Work required >>
Write out each line that follows exactly as it stands, without the pictures.

Stored data >>
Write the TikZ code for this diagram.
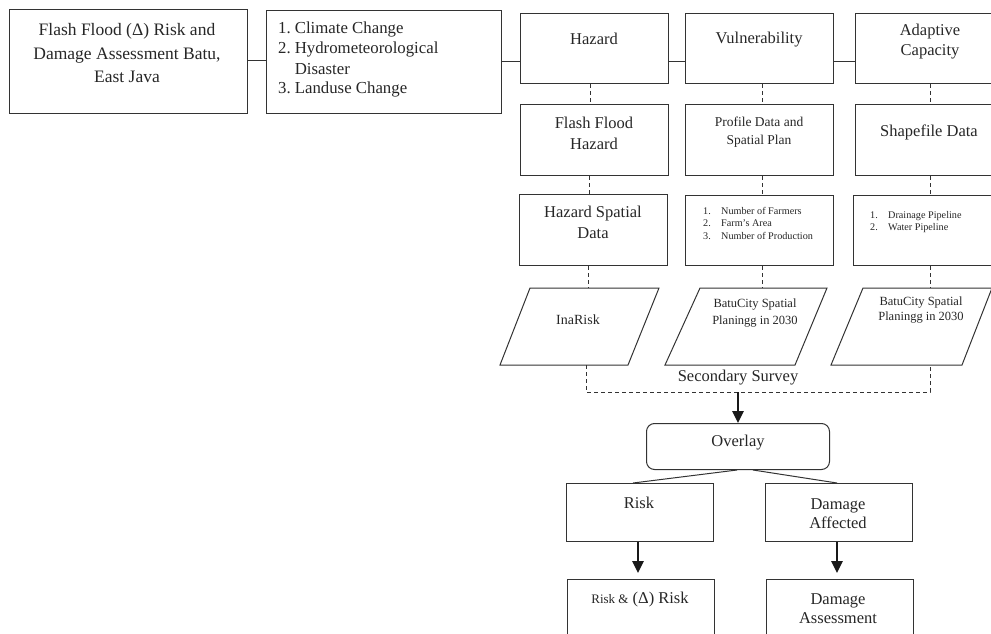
\documentclass[tikz,border=0pt]{standalone}
\usepackage{fontspec}
\setmainfont{Liberation Serif}
\usetikzlibrary{arrows.meta,calc}
\begin{document}
\begin{tikzpicture}[x=1pt,y=-1pt,
  box/.style={draw=black!80, line width=1pt, rectangle, inner sep=0pt, anchor=north west},
  rbox/.style={box, rounded corners=8pt},
  txt/.style={font=\fontsize{16.5}{20}\selectfont, text=black!85, align=center, inner sep=0pt},
  mtxt/.style={font=\fontsize{13.5}{18}\selectfont, text=black!85, align=center, inner sep=0pt},
  stxt/.style={font=\fontsize{10.2}{12.5}\selectfont, text=black!85, align=left, inner sep=0pt, anchor=west},
  conn/.style={draw=black!80, line width=1pt},
  dsh/.style={draw=black!80, line width=1pt, dash pattern=on 4pt off 3pt},
  arr/.style={draw=black!90, line width=1.4pt, -{Triangle[width=11.5pt,length=12pt]}},
  para/.style={draw=black!80, line width=1pt, line join=miter}
]
\useasboundingbox (0,0) rectangle (991,634);
\clip (0,0) rectangle (991,634);

% --- top row boxes
\node[box, minimum width=238pt, minimum height=104pt] (b1) at (9,9) {};
\node[box, minimum width=235pt, minimum height=103pt] (b2) at (266,10) {};
\node[box, minimum width=148pt, minimum height=70pt] (haz) at (520,13) {};
\node[box, minimum width=148pt, minimum height=70pt] (vul) at (685,13) {};
\node[box, minimum width=150pt, minimum height=70pt] (ada) at (855,13) {};

\node[txt, font=\fontsize{17.5}{20}\selectfont] (t1) at (127,53.5) {Flash Flood (Δ) Risk and\\[3.5pt]Damage Assessment Batu,\\[3.5pt]East Java};
\node[txt, font=\fontsize{16.8}{20}\selectfont, align=left, anchor=west] (t2) at (278,60) {%
  \begin{tabular}{@{}l@{\hspace{4pt}}l@{}}
  1. & Climate Change\\
  2. & Hydrometeorological\\
     & Disaster\\
  3. & Landuse Change
  \end{tabular}};
\node[txt] (th) at (594,39) {Hazard};
\node[txt] (tv) at (759,40) {Vulnerability};
\node[txt] (ta) at (930,42) {Adaptive\\Capacity};

\draw[conn] (b1.east |- 0,61) -- (b2.west |- 0,61);
\draw[conn] (b2.east |- 0,62) -- (haz.west |- 0,62);
\draw[conn] (haz.east |- 0,62) -- (vul.west |- 0,62);
\draw[conn] (vul.east |- 0,62) -- (ada.west |- 0,62);

% --- second row
\node[box, minimum width=148pt, minimum height=71pt] (ffh) at (520,104) {};
\node[box, minimum width=148pt, minimum height=71pt] (pro) at (685,104) {};
\node[box, minimum width=150pt, minimum height=71pt] (shp) at (855,104) {};
\node[txt] (tffh) at (594,133.5) {Flash Flood\\[1pt]Hazard};
\node[mtxt] (tpro) at (759,132) {Profile Data and\\Spatial Plan};
\node[txt] (tshp) at (929,132) {Shapefile Data};

% --- third row
\node[box, minimum width=148pt, minimum height=71pt] (hsd) at (519,194) {};
\node[box, minimum width=148pt, minimum height=70pt] (lst) at (685,195) {};
\node[box, minimum width=150pt, minimum height=70pt] (pip) at (853,195) {};
\node[txt] (thsd) at (593,222.5) {Hazard Spatial\\[1pt]Data};
\node[stxt] (tlst) at (703,223) {\makebox[18pt][l]{1.}Number of Farmers\\\makebox[18pt][l]{2.}Farm's Area\\\makebox[18pt][l]{3.}Number of Production};
\node[stxt] (tpip) at (870,222) {\makebox[18pt][l]{1.}Drainage Pipeline\\\makebox[18pt][l]{2.}Water Pipeline};

% vertical dashed connectors
\draw[dsh] (haz.south -| 590,0) -- (ffh.north -| 590,0);
\draw[dsh] (vul.south -| 762,0) -- (pro.north -| 762,0);
\draw[dsh] (ada.south -| 930,0) -- (shp.north -| 930,0);
\draw[dsh] (ffh.south -| 589,0) -- (hsd.north -| 589,0);
\draw[dsh] (pro.south -| 762,0) -- (lst.north -| 762,0);
\draw[dsh] (shp.south -| 930,0) -- (pip.north -| 930,0);

% --- parallelograms
\draw[para] (530,288) -- (659,288) -- (628,365) -- (500,365) -- cycle;
\draw[para] (700,288) -- (827,288) -- (795,365) -- (665,365) -- cycle;
\draw[para] (863,288) -- (992,288) -- (962,365) -- (831,365) -- cycle;
\coordinate (p1n) at (588,288);
\coordinate (p2n) at (762,288);
\coordinate (p3n) at (930,288);
\coordinate (p1s) at (586,365);
\coordinate (p3s) at (930,365);
\node[mtxt, font=\fontsize{14}{18}\selectfont] (tp1) at (578,320) {InaRisk};
\node[mtxt, font=\fontsize{12.5}{17}\selectfont] (tp2) at (755,313.5) {BatuCity Spatial\\Planingg in 2030};
\node[mtxt, font=\fontsize{12.5}{15}\selectfont] (tp3) at (921,310.5) {BatuCity Spatial\\Planingg in 2030};

\draw[dsh] (hsd.south -| 588,0) -- (p1n);
\draw[dsh] (lst.south -| 762,0) -- (p2n);
\draw[dsh] (pip.south -| 930,0) -- (p3n);

% secondary survey bracket
\coordinate (ssl) at (586,392);
\coordinate (ssr) at (930,392);
\coordinate (ssm) at (738,392);
\draw[dsh] (p1s) -- (ssl) -- (ssr) -- (p3s);
\node[txt] (tss) at (738,378) {Secondary Survey};

% --- overlay and results
\node[rbox, minimum width=183pt, minimum height=46pt] (ovl) at (646,423) {};
\node[txt] (tovl) at (738,443) {Overlay};
\draw[arr] (ssm) -- (ovl.north);

\node[box, minimum width=147pt, minimum height=58pt] (rsk) at (566,483) {};
\node[box, minimum width=147pt, minimum height=58pt] (dma) at (765,483) {};
\node[txt] (trsk) at (639,503) {Risk};
\node[txt] (tdma) at (838,513.5) {Damage\\[-1pt]Affected};

\draw[conn] ([xshift=-1pt]ovl.south) -- (rsk.north -| 633,0);
\draw[conn] ([xshift=15pt]ovl.south) -- (dma.north -| 837,0);

\node[box, minimum width=147pt, minimum height=80pt] (rdr) at (567,579) {};
\node[box, minimum width=147pt, minimum height=80pt] (das) at (766,579) {};
\node[txt] (trdr) at (640,600) {{\fontsize{13}{16}\selectfont Risk \&} (Δ) Risk};
\node[txt] (tdas) at (838,608.5) {Damage\\[-1pt]Assessment};

\draw[arr, shorten >=6pt] (rsk.south -| 638,0) -- (rdr.north -| 638,0);
\draw[arr, shorten >=6pt] (dma.south -| 837,0) -- (das.north -| 837,0);
\end{tikzpicture}
\end{document}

Task output >>
Write the TikZ code for this diagram.
\documentclass[tikz,border=0pt]{standalone}
\usepackage{fontspec}
\setmainfont{Liberation Serif}
\usetikzlibrary{arrows.meta,calc}
\begin{document}
\begin{tikzpicture}[x=1pt,y=-1pt,
  box/.style={draw=black!80, line width=1pt, rectangle, inner sep=0pt, anchor=north west},
  rbox/.style={box, rounded corners=8pt},
  txt/.style={font=\fontsize{16.5}{20}\selectfont, text=black!85, align=center, inner sep=0pt},
  mtxt/.style={font=\fontsize{13.5}{18}\selectfont, text=black!85, align=center, inner sep=0pt},
  stxt/.style={font=\fontsize{10.2}{12.5}\selectfont, text=black!85, align=left, inner sep=0pt, anchor=west},
  conn/.style={draw=black!80, line width=1pt},
  dsh/.style={draw=black!80, line width=1pt, dash pattern=on 4pt off 3pt},
  arr/.style={draw=black!90, line width=1.4pt, -{Triangle[width=11.5pt,length=12pt]}},
  para/.style={draw=black!80, line width=1pt, line join=miter}
]
\useasboundingbox (0,0) rectangle (991,634);
\clip (0,0) rectangle (991,634);

% --- top row boxes
\node[box, minimum width=238pt, minimum height=104pt] (b1) at (9,9) {};
\node[box, minimum width=235pt, minimum height=103pt] (b2) at (266,10) {};
\node[box, minimum width=148pt, minimum height=70pt] (haz) at (520,13) {};
\node[box, minimum width=148pt, minimum height=70pt] (vul) at (685,13) {};
\node[box, minimum width=150pt, minimum height=70pt] (ada) at (855,13) {};

\node[txt, font=\fontsize{17.5}{20}\selectfont] (t1) at (127,53.5) {Flash Flood (Δ) Risk and\\[3.5pt]Damage Assessment Batu,\\[3.5pt]East Java};
\node[txt, font=\fontsize{16.8}{20}\selectfont, align=left, anchor=west] (t2) at (278,60) {%
  \begin{tabular}{@{}l@{\hspace{4pt}}l@{}}
  1. & Climate Change\\
  2. & Hydrometeorological\\
     & Disaster\\
  3. & Landuse Change
  \end{tabular}};
\node[txt] (th) at (594,39) {Hazard};
\node[txt] (tv) at (759,40) {Vulnerability};
\node[txt] (ta) at (930,42) {Adaptive\\Capacity};

\draw[conn] (b1.east |- 0,61) -- (b2.west |- 0,61);
\draw[conn] (b2.east |- 0,62) -- (haz.west |- 0,62);
\draw[conn] (haz.east |- 0,62) -- (vul.west |- 0,62);
\draw[conn] (vul.east |- 0,62) -- (ada.west |- 0,62);

% --- second row
\node[box, minimum width=148pt, minimum height=71pt] (ffh) at (520,104) {};
\node[box, minimum width=148pt, minimum height=71pt] (pro) at (685,104) {};
\node[box, minimum width=150pt, minimum height=71pt] (shp) at (855,104) {};
\node[txt] (tffh) at (594,133.5) {Flash Flood\\[1pt]Hazard};
\node[mtxt] (tpro) at (759,132) {Profile Data and\\Spatial Plan};
\node[txt] (tshp) at (929,132) {Shapefile Data};

% --- third row
\node[box, minimum width=148pt, minimum height=71pt] (hsd) at (519,194) {};
\node[box, minimum width=148pt, minimum height=70pt] (lst) at (685,195) {};
\node[box, minimum width=150pt, minimum height=70pt] (pip) at (853,195) {};
\node[txt] (thsd) at (593,222.5) {Hazard Spatial\\[1pt]Data};
\node[stxt] (tlst) at (703,223) {\makebox[18pt][l]{1.}Number of Farmers\\\makebox[18pt][l]{2.}Farm's Area\\\makebox[18pt][l]{3.}Number of Production};
\node[stxt] (tpip) at (870,222) {\makebox[18pt][l]{1.}Drainage Pipeline\\\makebox[18pt][l]{2.}Water Pipeline};

% vertical dashed connectors
\draw[dsh] (haz.south -| 590,0) -- (ffh.north -| 590,0);
\draw[dsh] (vul.south -| 762,0) -- (pro.north -| 762,0);
\draw[dsh] (ada.south -| 930,0) -- (shp.north -| 930,0);
\draw[dsh] (ffh.south -| 589,0) -- (hsd.north -| 589,0);
\draw[dsh] (pro.south -| 762,0) -- (lst.north -| 762,0);
\draw[dsh] (shp.south -| 930,0) -- (pip.north -| 930,0);

% --- parallelograms
\draw[para] (530,288) -- (659,288) -- (628,365) -- (500,365) -- cycle;
\draw[para] (700,288) -- (827,288) -- (795,365) -- (665,365) -- cycle;
\draw[para] (863,288) -- (992,288) -- (962,365) -- (831,365) -- cycle;
\coordinate (p1n) at (588,288);
\coordinate (p2n) at (762,288);
\coordinate (p3n) at (930,288);
\coordinate (p1s) at (586,365);
\coordinate (p3s) at (930,365);
\node[mtxt, font=\fontsize{14}{18}\selectfont] (tp1) at (578,320) {InaRisk};
\node[mtxt, font=\fontsize{12.5}{17}\selectfont] (tp2) at (755,313.5) {BatuCity Spatial\\Planingg in 2030};
\node[mtxt, font=\fontsize{12.5}{15}\selectfont] (tp3) at (921,310.5) {BatuCity Spatial\\Planingg in 2030};

\draw[dsh] (hsd.south -| 588,0) -- (p1n);
\draw[dsh] (lst.south -| 762,0) -- (p2n);
\draw[dsh] (pip.south -| 930,0) -- (p3n);

% secondary survey bracket
\coordinate (ssl) at (586,392);
\coordinate (ssr) at (930,392);
\coordinate (ssm) at (738,392);
\draw[dsh] (p1s) -- (ssl) -- (ssr) -- (p3s);
\node[txt] (tss) at (738,378) {Secondary Survey};

% --- overlay and results
\node[rbox, minimum width=183pt, minimum height=46pt] (ovl) at (646,423) {};
\node[txt] (tovl) at (738,443) {Overlay};
\draw[arr] (ssm) -- (ovl.north);

\node[box, minimum width=147pt, minimum height=58pt] (rsk) at (566,483) {};
\node[box, minimum width=147pt, minimum height=58pt] (dma) at (765,483) {};
\node[txt] (trsk) at (639,503) {Risk};
\node[txt] (tdma) at (838,513.5) {Damage\\[-1pt]Affected};

\draw[conn] ([xshift=-1pt]ovl.south) -- (rsk.north -| 633,0);
\draw[conn] ([xshift=15pt]ovl.south) -- (dma.north -| 837,0);

\node[box, minimum width=147pt, minimum height=80pt] (rdr) at (567,579) {};
\node[box, minimum width=147pt, minimum height=80pt] (das) at (766,579) {};
\node[txt] (trdr) at (640,600) {{\fontsize{13}{16}\selectfont Risk \&} (Δ) Risk};
\node[txt] (tdas) at (838,608.5) {Damage\\[-1pt]Assessment};

\draw[arr, shorten >=6pt] (rsk.south -| 638,0) -- (rdr.north -| 638,0);
\draw[arr, shorten >=6pt] (dma.south -| 837,0) -- (das.north -| 837,0);
\end{tikzpicture}
\end{document}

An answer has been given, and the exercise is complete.